Utilizing The Cupcake Doctor’s location of Austin Bluffs Parkway as her commissary, Morrissey has created several gluten- and dairy-free and vegan recipes to cater to those with dietary restrictions. (Her GF and DF cupcakes are also sold at Colonel Mustard’s on the Springs’ west side.) Lori Lynn’s Cookies & Cream offers delivery, pickup and catering services too. And she’s hoping to move into a brick-and-mortar spot as early as spring, 2022, as well as get a second truck on the road at some point during the year.

But backing up, Morrissey’s well aware she wouldn’t be off to such a smashing start without the help of the SBDC and its many consultants. During the early weeks of the Leading Edge™ class, she developed her business plan with assistance. “I had the great recipes,” she says, “I just needed to figure out how to make everything connect for the business… I went in thinking I was going to open a brick-and-mortar bakery, but we ran the numbers and realized I would have to essentially be a cafe and serve meals to cover my costs. In talking with my instructor, Mark Bittle, I quickly realized that’s not what I wanted to be doing.”

Between her vision and input from family and Bittle, the notion of a food truck began taking shape. She traveled to Waco, Texas, where her brother lives, and he introduced her to a similar ice cream sandwich truck concept named Pokey O’s. The owner was generous with mentoring her and allowing her to tour his operation, learning the basics such as the necessary refrigeration components, scoop sizes and much more minutia. That experience put her in a great position once she returned to the SBDC class to finish crafting her business’ framework.

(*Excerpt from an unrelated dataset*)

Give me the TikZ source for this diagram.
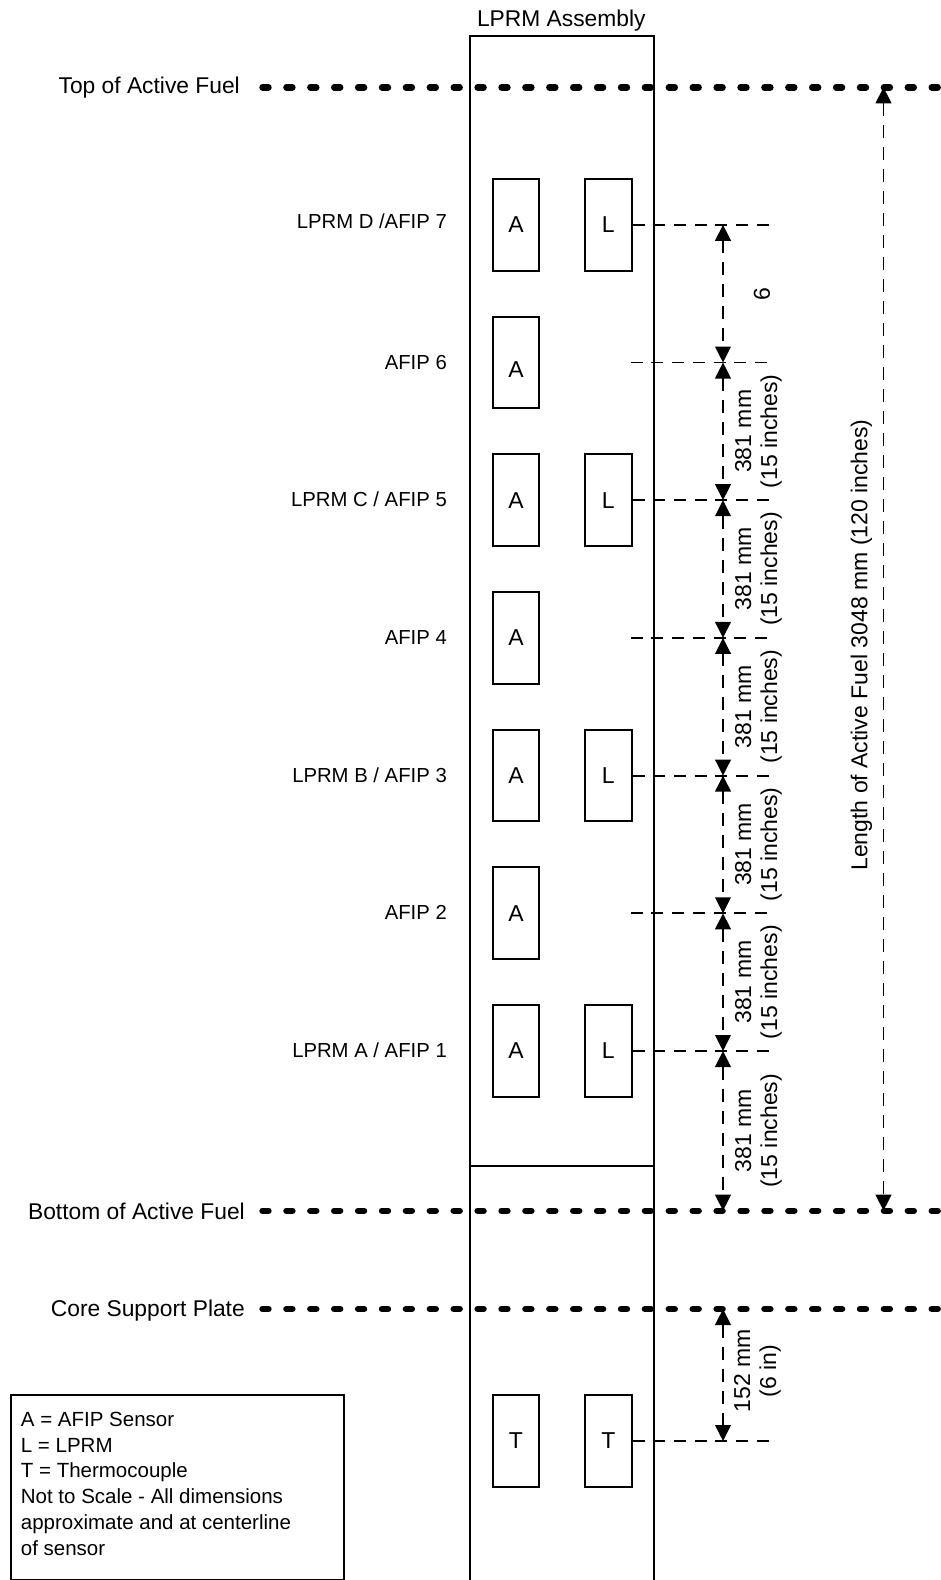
\documentclass[tikz,border=0pt]{standalone}
\usepackage{fontspec}
\setmainfont{Liberation Sans}
\usetikzlibrary{arrows.meta}
\tikzset{
  sensor/.style={draw, line width=2pt, minimum width=46.6pt, minimum height=91.7pt, inner sep=0pt, font=\fontsize{23}{27}\selectfont},
  rowlabel/.style={anchor=base east, inner sep=0pt, font=\fontsize{20.3}{24}\selectfont},
  levellabel/.style={anchor=base east, inner sep=0pt, font=\fontsize{22.8}{27}\selectfont},
  fuelline/.style={line width=6.4pt, line cap=round, dash pattern=on 6pt off 17.9pt},
  leader/.style={line width=1.8pt, dash pattern=on 12pt off 8.7pt},
  dimline/.style={line width=1.8pt, dash pattern=on 13pt off 9pt, {Triangle[length=16pt,width=15.7pt]}-{Triangle[length=16pt,width=15.7pt]}},
  dimlabel/.style={rotate=90, align=center, inner sep=0pt, font=\fontsize{23}{26}\selectfont},
  solidline/.style={line width=2pt},
}
\begin{document}
\begin{tikzpicture}[x=1pt,y=-1pt]
\useasboundingbox (0,0) rectangle (940,1580);

% assembly
\draw[solidline] (470,1590) -- (470,36) -- (654,36) -- (654,1590);
\draw[solidline] (470,1166) -- (654,1166);
\node[levellabel, anchor=base] (title) at (561.3,26) {LPRM Assembly};

% fuel / plate levels
\coordinate (topL) at (262.5,87.3);   \coordinate (topR) at (945,87.3);
\coordinate (botL) at (262.5,1210.7); \coordinate (botR) at (945,1210.7);
\coordinate (csL) at (262.5,1309);    \coordinate (csR) at (945,1309);
\draw[fuelline] (topL) -- (topR);
\draw[fuelline] (botL) -- (botR);
\draw[fuelline] (csL) -- (csR);
\node[levellabel] (toplab) at (240,93.7) {Top of Active Fuel};
\node[levellabel] (botlab) at (245,1219.3) {Bottom of Active Fuel};
\node[levellabel] (cslab) at (245,1316.7) {Core Support Plate};

% sensors
\node[sensor] (A7) at (516,224.8) {A};
\node[sensor] (L4) at (608.3,224.8) {L};
\node[sensor, text height=29.8pt, text depth=0pt] (A6) at (516,362.5) {A};
\node[sensor] (A5) at (516,500.2) {A};
\node[sensor] (L3) at (608.3,500.2) {L};
\node[sensor] (A4) at (516,637.9) {A};
\node[sensor] (A3) at (516,775.6) {A};
\node[sensor] (L2) at (608.3,775.6) {L};
\node[sensor] (A2) at (516,913.3) {A};
\node[sensor] (A1) at (516,1051) {A};
\node[sensor] (L1) at (608.3,1051) {L};
\node[sensor] (T1) at (516,1441) {T};
\node[sensor] (T2) at (608.3,1441) {T};

% row labels
\node[rowlabel] (r7) at (447,228.3) {LPRM D /AFIP 7};
\node[rowlabel] (r6) at (447,369) {AFIP 6};
\node[rowlabel] (r5) at (447,506.7) {LPRM C / AFIP 5};
\node[rowlabel] (r4) at (447,644.4) {AFIP 4};
\node[rowlabel] (r3) at (447,782.1) {LPRM B / AFIP 3};
\node[rowlabel] (r2) at (447,919.8) {AFIP 2};
\node[rowlabel] (r1) at (447,1057.5) {LPRM A / AFIP 1};

% leader line ends
\coordinate (e7) at (770,224.8);
\coordinate (s6) at (630.7,362.5); \coordinate (e6) at (770,362.5);
\coordinate (e5) at (770,500.2);
\coordinate (s4) at (630.7,637.9); \coordinate (e4) at (770,637.9);
\coordinate (e3) at (770,775.6);
\coordinate (s2) at (630.7,913.3); \coordinate (e2) at (770,913.3);
\coordinate (e1) at (770,1051);
\coordinate (eT) at (770,1441);
\draw[leader] (L4.east) -- (e7);
\draw[leader] (s6) -- (e6);
\draw[leader] (L3.east) -- (e5);
\draw[leader] (s4) -- (e4);
\draw[leader] (L2.east) -- (e3);
\draw[leader] (s2) -- (e2);
\draw[leader] (L1.east) -- (e1);
\draw[leader] (T2.east) -- (eT);

% dimension points
\coordinate (d7) at (723,224.8);
\coordinate (d6) at (723,362.5);
\coordinate (d5) at (723,500.2);
\coordinate (d4) at (723,637.9);
\coordinate (d3) at (723,775.6);
\coordinate (d2) at (723,913.3);
\coordinate (d1) at (723,1051);
\coordinate (d0) at (723,1210.7);
\coordinate (dc) at (723,1309);
\coordinate (dt) at (723,1441);
\draw[dimline] (d7) -- (d6);
\draw[dimline] (d6) -- (d5);
\draw[dimline] (d5) -- (d4);
\draw[dimline] (d4) -- (d3);
\draw[dimline] (d3) -- (d2);
\draw[dimline] (d2) -- (d1);
\draw[dimline] (d1) -- (d0);
\draw[dimline] (dc) -- (dt);

\node[dimlabel] (g76) at (762,293.6) {6};
\node[dimlabel] (g65) at (758.5,431.3) {381 mm\\(15 inches)};
\node[dimlabel] (g54) at (758.5,569) {381 mm\\(15 inches)};
\node[dimlabel] (g43) at (758.5,706.7) {381 mm\\(15 inches)};
\node[dimlabel] (g32) at (758.5,844.4) {381 mm\\(15 inches)};
\node[dimlabel] (g21) at (758.5,982.1) {381 mm\\(15 inches)};
\node[dimlabel] (g10) at (758.5,1130.8) {381 mm\\(15 inches)};
\node[dimlabel] (gct) at (757.5,1371) {152 mm\\(6 in)};

% length of active fuel
\coordinate (lt) at (883.5,87.3);
\coordinate (lb) at (883.5,1210.7);
\draw[dimline] (lt) -- (lb);
\node[dimlabel] (lenlab) at (861.5,645) {Length of Active Fuel 3048 mm (120 inches)};

% legend
\node[draw, solidline, anchor=north west, minimum width=333.3pt, minimum height=184.7pt, inner sep=0pt] (legend) at (10,1394.3) {};
\node[anchor=north west, align=left, inner sep=0pt, font=\fontsize{20.5}{25.7}\selectfont] (legtext) at (20.7,1412) {A = AFIP Sensor\\L = LPRM\\T = Thermocouple\\Not to Scale - All dimensions\\approximate and at centerline\\of sensor};
\end{tikzpicture}
\end{document}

As Leading Edge™ students get priority over other clients working with the SBDC, Morrissey wasted no time in meeting with several lawyers to draft her employee handbooks and create a non-disclosure agreement, etc. An additional challenge at the time: she was in the middle of a divorce, and needed reassurance she wouldn’t be losing her business to it. She also met with SBDC financial planners to help structure a realistic 12-month revenue projection and “poke holes in my initial financial plan” she’d created prior. Darrell Fleck, an SBDC general business consultant who formerly owned a Dunkin’ Donuts and Baskin-Robbins franchise, “looked at my books and almost made me cry the first time we talked,” she says, laughing about it now. “But I’m happy to report that the last time I met with him he said I’m doing an amazing job!”

Another valuable mentor through the SBDC was consultant Christina Voreadis, co-owner of Go Fish Food Truck and also experienced in PR and marketing. Like Fleck, Voreadis’ directly relevant experience in the retail food world — and on a food truck in her case — proved indispensable. Via Voreadis’s professional recommendations, Morrissey connected with an area fabrication company named BN Fabrications to weld all the metal, plumb, run electrical and do everything necessary to outfit Marta for service. Next came a referral to local business Creative Consortium for her cute, slick banner wrap, built around a drawing of a cow one of her daughters created at age 14. Passersby can’t miss the colorful mobile unit, with bright pink and yellow accents.

Morrissey has continued to utilize the SBDC’s free services. They even helped connect her to a commercial Realtor to begin the hunt for an ideal brick-and-mortar spot. Simply put, she says, “They’re the best. I went from no idea to a complete business plan and a successful launch with a toolbelt full of tools, plus a great group of people backing me and cheering me on.”